B/R’s final grade was a 2nd round pick, 47th overall, and his pro comparison is Tyrod Taylor.
“Some guys really love Willis. Other guys think, ‘I'm getting Jalen Hurts, at best,’” McShay says. “I think he’s more athletic, a more dynamic athlete and he definitely has a stronger arm, but Hurts was more mature and won bigger games in bigger scenes. … Malik has the biggest upside, but there’s probably the lowest floor of all the guys.”
So, essentially, Willis needs someone to go all-in on and build an offense for him.
“No one’s Lamar [Jackson] athleticism-wise, like the Ravens went all-in on his mobility and what he can do and built the whole organization around that,” McShay says. “The same with the Bills and Josh Allen. They developed him and he always had the arm talent; he just had to work on timing and the accuracy has improved greatly from Wyoming. And Jalen Hurts, the same with the Eagles. They went all in on Hurts this past year and he really developed and improved for a good portion of the year.
It will take someone to believe in Willis and say, per McShay, “This is what we’re doing. We’re changing everything.”
Neither ESPN analyst was ready to call Willis a top-10 pick, but both conceded that maybe an NFL team will do it anyway. “Sure, do it anyway” is not necessarily the reaction you want from Seattle’s top-10 pick.
"I would say no on the quarterback, because the quarterbacks for me, you go by your rankings, are 18, 19, 21, 28," Kiper said during a conference call with reporters on Wednesday. "If you're picking in the top 10, that's way too rich for me. I sought this from my friends in the league who don't need quarterbacks, but they don't have quarterbacks ranked in the top 10, either. But it only takes the teams, obviously, that need quarterbacks to believe that."
Not “too rich for me.” But “way too rich” for me. And Kiper mostly bases his analysis on what he hears around the league. What’s he actually hearing?
Willis has some raw elements to his game as a passer and needs development. The biggest point of improvement is field vision. He has to get better at reading defenses, working through his progressions, and throwing the ball to the right receiver. With his lack of height, Willis can get blinded by the line and does not see the field well consistently. He also does not anticipate receivers coming open and has to see them come open before he pulls the trigger. NFL sources have also said that Willis has poor awareness, which is something that will need a lot of development. Willis can struggle to operate exclusively as a pocket passer, and pro defenses could give him problems by containing him on the edges and forcing him to beat them from the pocket.

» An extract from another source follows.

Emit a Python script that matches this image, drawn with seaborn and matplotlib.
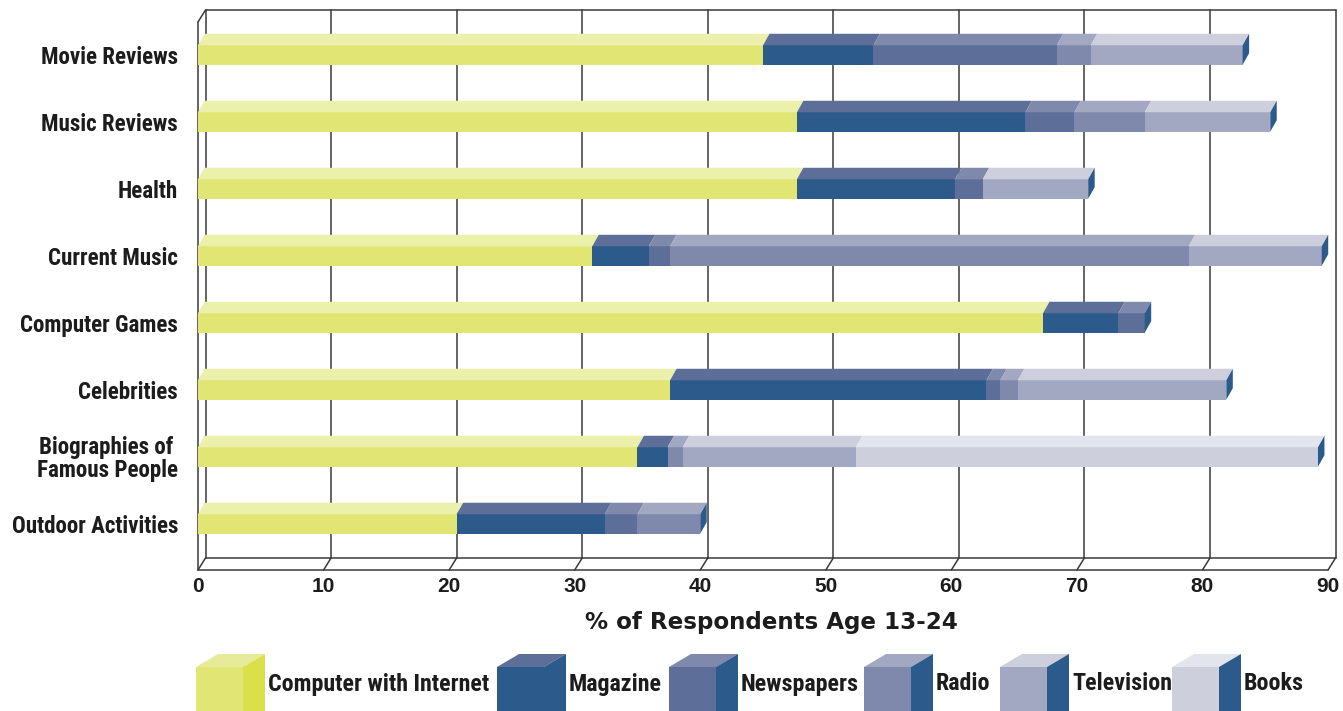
import numpy as np
import pandas as pd
import matplotlib
matplotlib.use("Agg")
import matplotlib.pyplot as plt
import seaborn as sns
from matplotlib.patches import Polygon
from matplotlib.lines import Line2D
from matplotlib import font_manager as fm

# ---------------- data ----------------
categories = ["Movie Reviews", "Music Reviews", "Health", "Current Music",
              "Computer Games", "Celebrities", "Biographies of \nFamous People",
              "Outdoor Activities"]
series_names = ["Computer with Internet", "Magazine", "Newspapers", "Radio",
                "Television", "Books"]
internet   = [45.0, 47.7, 47.7, 31.4, 67.3, 37.6, 35.0, 20.6]
magazine   = [8.8, 18.2, 12.6, 4.5, 6.0, 25.2, 2.4, 11.8]
newspapers = [14.6, 3.9, 2.2, 1.7, 2.1, 1.1, 0.0, 2.6]
radio      = [2.7, 5.6, 0.0, 41.3, 0.0, 1.4, 1.2, 5.0]
television = [12.1, 10.0, 8.4, 10.6, 0.0, 16.6, 13.8, 0.0]
books      = [0.0, 0.0, 0.0, 0.0, 0.0, 0.0, 36.8, 0.0]
xticks = [0, 10, 20, 30, 40, 50, 60, 70, 80, 90]
xlabel = "% of Respondents Age 13-24"

# ---------------- styles ----------------
front_colors = ["#e1e573", "#2c5a8a", "#5d6f98", "#7f89ab", "#a2a7c2", "#cdcfdd"]
top_colors   = ["#ebf0ab", "#5d6f98", "#7f89ab", "#a2a7c2", "#cdcfdd", "#e2e5ee"]
cap_color = "#2c5a8a"
legend_side = ["#d9e04a", cap_color, cap_color, cap_color, cap_color, cap_color]
legend_top = ["#e6eb9a", "#5d6f98", "#7f89ab", "#a2a7c2", "#cdcfdd", "#e2e5ee"]
text_color = "#1c1c1c"
line_color = "#3a3a3a"

# pick a narrow bold font if one is installed
def _is_condensed(f):
    s = f.stretch
    if isinstance(s, str):
        return "condensed" in s
    try:
        return int(s) < 500
    except Exception:
        return False

names = {f.name for f in fm.fontManager.ttflist}
NARROW_FAMILY, NARROW_STRETCH = "Liberation Sans", "normal"
for cand in ["Liberation Sans Narrow", "Roboto Condensed", "Open Sans Condensed",
             "Noto Sans Condensed"]:
    if cand in names:
        NARROW_FAMILY = cand
        break
else:
    others = sorted(n for n in names if ("Condensed" in n or "Narrow" in n))
    if others:
        NARROW_FAMILY = others[0]
    else:
        cf = [f for f in fm.fontManager.ttflist if _is_condensed(f)]
        if cf:
            NARROW_FAMILY, NARROW_STRETCH = cf[0].name, "condensed"

sns.set_style("white")
plt.rcParams["font.family"] = [NARROW_FAMILY, "DejaVu Sans"]

W, H = 1343, 711
fig = plt.figure(figsize=(W / 100, H / 100), dpi=100)
renderer = fig.canvas.get_renderer()

def fit_size(text, target_px, base, limit, **kw):
    t = fig.text(0, 0, text, fontsize=base, **kw)
    w = t.get_window_extent(renderer).width
    t.remove()
    return min(limit, base * target_px / w)

NKW = dict(family=[NARROW_FAMILY, "DejaVu Sans"], fontstretch=NARROW_STRETCH,
           fontweight="bold")
cat_size = fit_size("Movie Reviews", 137, 16, 17, **NKW)
leg_size = fit_size("Computer with Internet", 221, 16.5, 17.5, **NKW)
tick_size = fit_size("10", 23, 14.5, 15.5, family=["Liberation Sans", "DejaVu Sans"],
                     fontweight="bold")
title_size = fit_size(xlabel, 373, 16, 17, family=["DejaVu Sans"], fontweight="heavy")

ax = fig.add_axes([198 / W, (H - 570) / H, 1130 / W, 548 / H])

values = np.array([internet, magazine, newspapers, radio, television, books]).T
cum = np.cumsum(values, axis=1)

BAR_W = 0.29
for i in reversed(range(len(series_names))):
    df = pd.DataFrame({"category": categories, "value": cum[:, i]})
    sns.barplot(data=df, x="value", y="category", orient="h", color=front_colors[i],
                saturation=1, width=BAR_W, errorbar=None, linewidth=0, ax=ax,
                zorder=1)

ax.set_xlim(0, 90)
y_bottom, y_top = 7.687, -0.4925
ax.set_ylim(y_bottom, y_top)
for s in ax.spines.values():
    s.set_visible(False)
ax.set_xlabel("")
ax.set_ylabel("")
ax.grid(False)

# pixel -> data conversion for 3D depth
p0 = ax.transData.transform((0, 0))
p1 = ax.transData.transform((1, 1))
sx = p1[0] - p0[0]
sy = p0[1] - p1[1]
bdx, bdy = 6.5 / sx, 11.5 / sy   # bar depth
wdx, wdy = 7.5 / sx, 12.0 / sy   # wall depth

# ---------------- 3D frame ----------------
def line(xs, ys, z=0.5):
    ax.add_line(Line2D(xs, ys, color=line_color, lw=1.1, zorder=z, clip_on=False))

for t in xticks:
    line([t + wdx, t + wdx], [y_bottom - wdy, y_top - wdy])          # back wall grid
    line([t, t + wdx], [y_bottom, y_bottom - wdy])                    # floor ticks
line([wdx, 90 + wdx], [y_bottom - wdy, y_bottom - wdy])               # back floor
line([wdx, 90 + wdx], [y_top - wdy, y_top - wdy])                     # top edge
line([0, 90], [y_bottom, y_bottom])                                   # front floor
line([0, 0], [y_bottom, y_top])                                       # left front
line([0, wdx], [y_top, y_top - wdy])                                  # left top link

# ---------------- bar tops and caps ----------------
for j in range(len(categories)):
    ytop = j - BAR_W / 2
    ybot = j + BAR_W / 2
    start = 0.0
    for i in range(len(series_names)):
        v = values[j, i]
        if v > 0:
            x0, x1 = start, start + v
            ax.add_patch(Polygon([(x0, ytop), (x1, ytop), (x1 + bdx, ytop - bdy),
                                  (x0 + bdx, ytop - bdy)], closed=True,
                                 facecolor=top_colors[i], edgecolor="none",
                                 clip_on=False, zorder=1.5))
            start = x1
    ax.add_patch(Polygon([(start, ytop), (start + bdx, ytop - bdy),
                          (start + bdx, ybot - bdy), (start, ybot)], closed=True,
                         facecolor=cap_color, edgecolor="none", clip_on=False,
                         zorder=1.5))

# ---------------- ticks ----------------
ax.set_xticks(xticks)
ax.set_xticklabels([str(t) for t in xticks], fontsize=tick_size, fontweight="bold",
                   family=["Liberation Sans", "DejaVu Sans"], color=text_color)
ax.tick_params(axis="x", length=0, pad=5)
ax.tick_params(axis="y", length=0, pad=14.4)
for lab in ax.get_yticklabels():
    lab.set_fontsize(cat_size)
    lab.set_fontweight("bold")
    lab.set_color(text_color)
    lab.set_linespacing(0.95)
    lab.set_family([NARROW_FAMILY, "DejaVu Sans"])
    lab.set_fontstretch(NARROW_STRETCH)

fig.text(771 / W, 1 - 623 / H, xlabel, ha="center", va="center", fontsize=title_size,
         fontweight="heavy", family=["DejaVu Sans"], color=text_color)

# ---------------- legend (3D cubes) ----------------
cube_x = [196, 497, 669, 864, 1000, 1172]
fw, sw, th = 47, 22, 13
ty = 667
def fp(x, y):
    return (x / W, 1 - y / H)
for i, name in enumerate(series_names):
    x = cube_x[i]
    fig.add_artist(Polygon([fp(x, ty), fp(x + fw, ty), fp(x + fw, H + 10), fp(x, H + 10)],
                           closed=True, facecolor=front_colors[i], edgecolor="none",
                           transform=fig.transFigure))
    fig.add_artist(Polygon([fp(x, ty), fp(x + fw, ty), fp(x + fw + sw, ty - th),
                            fp(x + sw, ty - th)], closed=True, facecolor=legend_top[i],
                           edgecolor="none", transform=fig.transFigure))
    fig.add_artist(Polygon([fp(x + fw, ty), fp(x + fw + sw, ty - th),
                            fp(x + fw + sw, H + 10), fp(x + fw, H + 10)], closed=True,
                           facecolor=legend_side[i], edgecolor="none",
                           transform=fig.transFigure))
    fig.text((x + fw + sw + 3) / W, 1 - 684 / H, name, ha="left", va="center",
             fontsize=leg_size, color=text_color, **NKW)

fig.savefig("out.png", dpi=100)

Willis has a tendency to stare down his primary read and predetermine where he is going with the ball. He needs to get better at working through his reads and get fast at it for the NFL. At Liberty, Willis had a lot of receivers running wide open, and he will need to grow (sic) comfortable at throwing into tighter windows as a pro.
Footwork is another point of improvement for Willis, who can throw flatfooted and sometimes seems too reliant on his arm. Improving his footwork fundamentals will make him more accurate for the NFL.
Player Comparison: Jalen Hurts. Similar to Hurts, Willis has some limitations as a passer in terms of seeing the field, awareness, and demonstrating consistent effectiveness as a pocket-passer. Both have a good dual-threat skill set of mobility to go with arm talent. In the NFL, Willis could end up being a quarterback similar to Hurts. Some team sources have also compared Willis to Tyrod Taylor.
This is another comparison here to Jalen Hurts, the 53rd overall pick of the 2020 NFL Draft and also a potential NFL backup in 2022 depending on what the Eagles do at the position.
It seems as though two years of pro development time for Hurts has only further solidified Hurts as a project. Also, Jalen Hurts is barely one year older than Willis.
Where would you grade the Malik Willis pick if he went 9th overall? Where would you grade the pick if the Seahawks took him 40th or 41st overall? Tell me in the comments! Which QB would you most like to see in Seattle’s 2022 draft class?